(Bloomberg) -- The London Metal Exchange said that the market for so-called “green nickel” was too small to warrant its own futures contract, a blow to miners hoping to secure a premium for their metal.

Market participants had expressed concern a contract for nickel produced with less carbon intensive methods would not attract enough trading volumes or metal stocks to make it viable, the LME said in a notice on Tuesday. Industry consensus also did not yet exist on what constituted green nickel, it said.

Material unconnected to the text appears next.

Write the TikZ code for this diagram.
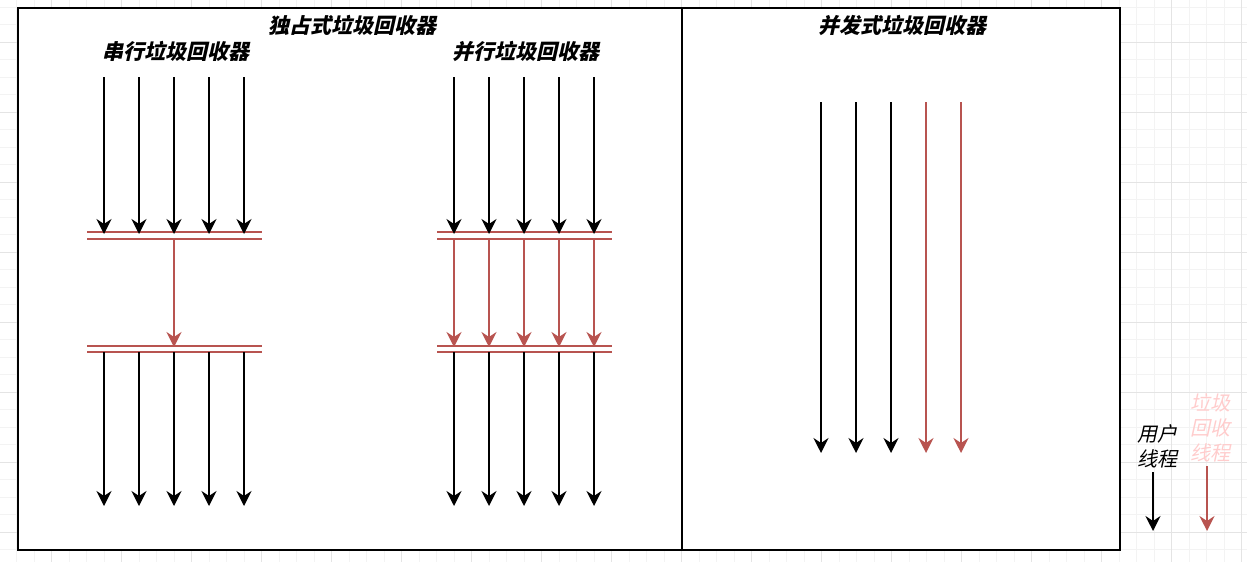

Struggling nickel miners in Australia and elsewhere have been trying to make the case for a green premium for low carbon nickel following a 44% slump in LME prices last year, driven by a huge expansion of Indonesian supply. Smelters in the Southeast Asian nation typically rely on coal to power their plants, giving their product a large carbon footprint.

Read more: Billionaire Forrest Calls on LME to Identify ‘Clean’ Nickel 

The issue is particularly sensitive for the LME as its main nickel contract continues to make a slow recovery following an unprecedented short squeeze in 2022 which forced the exchange to cancel trades. That led many market participants to stop using its futures, causing a significant drop in its liquidity.

The majority of market participants see adding dedicated futures for green or other forms of nickel as a threat to the main contract’s overall liquidity, the LME said on Tuesday. The exchange said it would still keep working with the market on ways to identify what constituted green nickel, starting with a threshold of 20 tons or less of carbon dioxide per ton produced.